Provided material:
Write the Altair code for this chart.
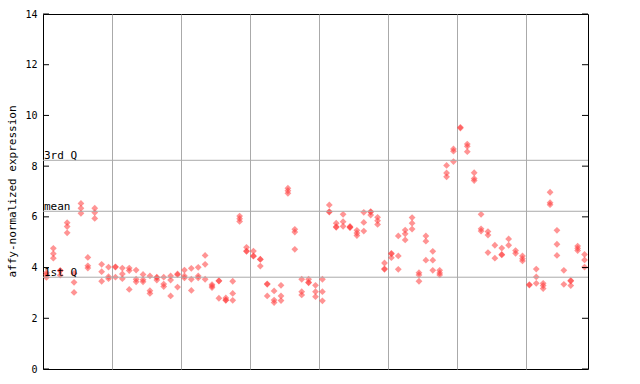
import altair as alt
import pandas as pd

# Expression values per sample (replicates), grouped in blocks of ten samples
group1 = [[3.80, 3.72, 3.61], [4.76, 4.55, 4.37], [3.88, 3.88, 3.70], [5.77, 5.62, 5.37],
          [3.77, 3.42, 3.02], [6.53, 6.34, 6.14], [4.40, 4.07, 3.98], [6.34, 6.17, 5.94],
          [4.13, 3.84, 3.46], [4.02, 3.64, 3.56]]
group2 = [[4.03, 4.02, 3.62], [3.98, 3.75, 3.56], [3.98, 3.88, 3.14], [3.90, 3.54, 3.44],
          [3.73, 3.52, 3.44], [3.67, 3.09, 2.98], [3.62, 3.60, 3.51], [3.62, 3.35, 3.25],
          [3.67, 3.51, 2.88], [3.75, 3.72, 3.23]]
group3 = [[3.90, 3.67, 3.59], [3.97, 3.54, 3.10], [4.01, 3.67, 3.59], [4.48, 4.13, 3.54],
          [3.33, 3.27, 3.21], [3.48, 3.47, 2.79], [2.80, 2.72, 2.71], [3.46, 2.98, 2.71],
          [6.03, 5.93, 5.82], [4.80, 4.65, 4.64]]
group4 = [[4.65, 4.46, 4.45], [4.33, 4.32, 4.06], [3.36, 3.34, 2.88], [3.08, 2.72, 2.62],
          [3.30, 2.88, 2.70], [7.13, 7.03, 6.93], [5.51, 5.40, 4.72], [3.54, 3.05, 2.92],
          [3.54, 3.42, 3.40], [3.30, 3.05, 2.85]]
group5 = [[3.54, 3.05, 2.69], [6.47, 6.21, 6.19], [5.75, 5.61, 5.59], [6.10, 5.81, 5.63],
          [5.62, 5.59, 5.58], [5.47, 5.36, 5.26], [6.18, 5.78, 5.44], [6.21, 6.19, 6.07],
          [5.98, 5.85, 5.70], [4.18, 3.95, 3.93]]
group6 = [[4.56, 4.54, 4.39], [5.25, 4.46, 3.93], [5.48, 5.33, 5.09], [5.97, 5.75, 5.52],
          [3.80, 3.71, 3.46], [5.25, 5.04, 4.29], [4.64, 4.29, 3.89], [3.89, 3.79, 3.71],
          [8.03, 7.73, 7.58], [8.68, 8.59, 8.18]]
group7 = [[9.53, 9.50], [8.87, 8.78, 8.57], [7.74, 7.51, 7.43], [6.10, 5.53, 5.44],
          [5.42, 5.28, 4.59], [4.88, 4.37], [4.77, 4.52, 4.50], [5.13, 4.88],
          [4.67, 4.56], [4.46, 4.35, 4.26]]
group8 = [[3.33, 3.31], [3.94, 3.63, 3.38], [3.38, 3.29, 3.17], [6.97, 6.56, 6.48],
          [5.47, 4.92, 4.48], [3.89, 3.34], [3.49, 3.47, 3.29], [4.85, 4.76, 4.67],
          [4.52, 4.30, 4.02]]

quartile_labels = ["3rd Q", "mean", "1st Q"]
quartile_values = [8.23, 6.22, 3.62]
y_ticks = [0, 2, 4, 6, 8, 10, 12, 14]
group_breaks = [10.5, 20.5, 30.5, 40.5, 50.5, 60.5, 70.5]

rows = []
idx = 0
for grp in [group1, group2, group3, group4, group5, group6, group7, group8]:
    for sample in grp:
        idx += 1
        for v in sample:
            rows.append({"sample": idx, "value": v})
points_df = pd.DataFrame(rows)
n_samples = idx

q_df = pd.DataFrame({"label": quartile_labels, "value": quartile_values})
tick_df = pd.DataFrame({"value": y_ticks})

W, H = 545, 355
FONT = "DejaVu Sans Mono"
GRID = "#aaaaaa"

x_scale = alt.Scale(domain=[0.5, n_samples + 0.5], nice=False, zero=False)
y_scale = alt.Scale(domain=[0, 14], nice=False, zero=True)

y_axis = alt.Axis(values=y_ticks, grid=False, domain=False, tickSize=0,
                  labelFont=FONT, labelFontSize=10, labelColor="black",
                  labelPadding=6, title="affy-normalized expression",
                  titleFont=FONT, titleFontSize=11, titleFontWeight="normal",
                  titleColor="black", titleX=-31, titleY=177,
                  titleAngle=-90, titleAlign="center", titleBaseline="middle")
x_axis = alt.Axis(values=group_breaks, grid=True, gridColor=GRID, gridWidth=1,
                  labels=False, ticks=False, domain=False, title=None)

Y = alt.Y("value:Q", scale=y_scale, axis=y_axis)

points = alt.Chart(points_df).mark_point(
    shape="diamond", filled=True, size=46, color="#ff3c3c", opacity=0.55
).encode(
    x=alt.X("sample:Q", scale=x_scale, axis=x_axis),
    y=Y,
)

q_rules = alt.Chart(q_df).mark_rule(color=GRID, strokeWidth=1).encode(y=Y)

q_text = alt.Chart(q_df).mark_text(
    align="left", baseline="alphabetic", dy=-1, font=FONT, fontSize=11, color="black"
).encode(
    x=alt.value(1),
    y=Y,
    text="label:N",
)

left_ticks = alt.Chart(tick_df).mark_rule(color="black", strokeWidth=1).encode(
    x=alt.value(0), x2=alt.value(6), y=Y,
)
right_ticks = alt.Chart(tick_df).mark_rule(color="black", strokeWidth=1).encode(
    x=alt.value(W - 6), x2=alt.value(W), y=Y,
)

chart = alt.layer(points, q_rules, q_text, left_ticks, right_ticks).properties(
    width=W, height=H,
    autosize=alt.AutoSizeParams(type="none"),
    padding={"left": 43, "top": 14, "right": 52, "bottom": 15},
    background="white",
).configure_view(stroke="black", strokeWidth=1)

chart.save("out.html", embed_options={"renderer": "svg", "actions": False})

Task instructions: Copy nothing but the lines from the top of the data down to the line containing "import pandas as pd", and leave the pictures out.

Task result:
Write the Altair code for this chart.
import altair as alt
import pandas as pd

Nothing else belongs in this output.